Our test car had two-tone black and ivory Dakota leather, piano black veneer and satin chrome decorative trim, and it presented all of it consistently well – the car’s slightly hard, dull leathers (which can be upgraded at extra cost) being the only very minor disappointment.
The 5 Series is big by mid-sized executive class standards and particularly wide, but it delivers an expansive feel within. The cabin is configured more like a smart working environment than some avant-garde designer kitchen and features plenty of high-quality switchgear for the control of its driver modes, infotainment systems and other secondary systems, which brings with it easy usability. So there is rarely any frowning or fumbling to find the right touchscreen display menu to change the radio station or switch on the rear demister. Plenty of cabin storage is provided, too, and where digital technology is used, it is used well.
The driving position is first class: lower than many in the saloon class, but offering good visibility and excellent comfort, and sitting you in perfect orientation with the controls. Our test car’s front seats offered only moderate lateral support, but they were well pitched for the car’s role: easy to slide into and adjustable for cushion angle and length, and separately for backrest angle and shoulder support.
There is room for two adults in the back in comfort, or three at a push, and no compromise to space has been made to accommodate the car’s under-seat drive batteries. Some compromise to the powertrain is apparent in the boot: the 545e has a more raised boot floor than other 5 Series models, although it doesn’t pop up above the level of the loading lip so it’s easy to feed long items through into the cabin when the rear seats are folded. There’s still 410 litres of space back here, but the shape of the space will prevent you from carrying some bulkier items of cargo.
Infotainment and sat-nav
BMW introduced its latest Operating System 7.0 iDrive infotainment to the 5 Series two years ago and, by combining touchscreen operation with a physical rotary input device for those who prefer one, and including good voice recognition and excellent all-round navigability, it remains an excellent technical solution.

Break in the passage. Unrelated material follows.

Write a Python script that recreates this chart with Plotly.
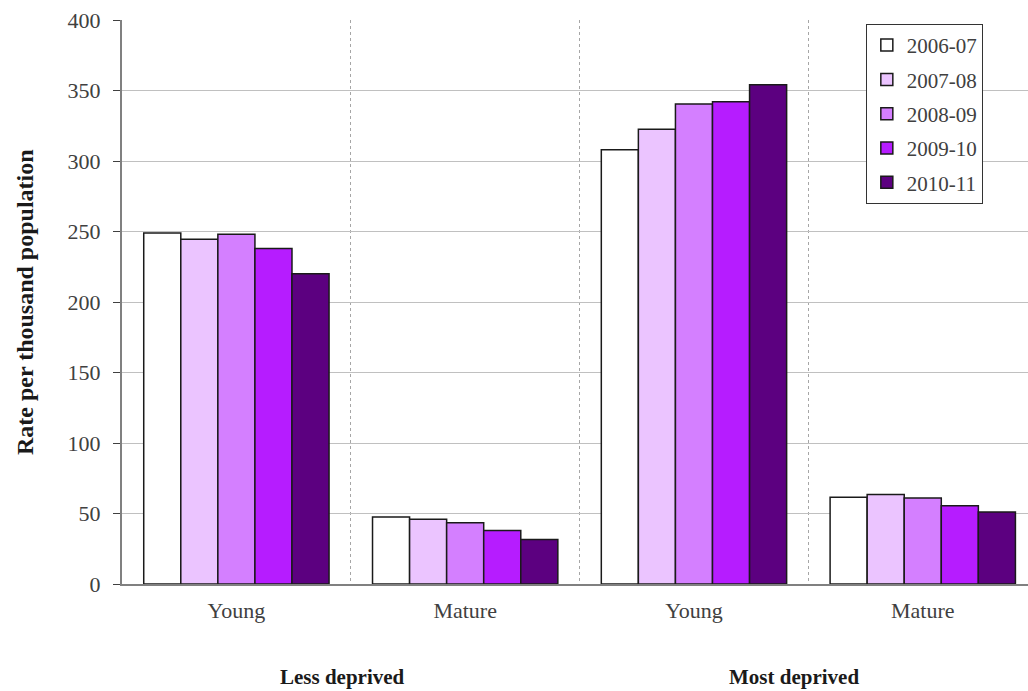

The home screen can be configured to your liking with different widget-style modular displays for any function you might want, and accessing other menus is never too arduous or distracting. It helps a lot that you needn’t engage with the screen much at all if you don’t want to. There are useful physical control consoles for the audio system and HVAC controls, and BMW offers gesture control as an option, too (although how miming turning the volume down in front of the main display could ever be easier than simply turning a volume knob remains something of a mystery to us).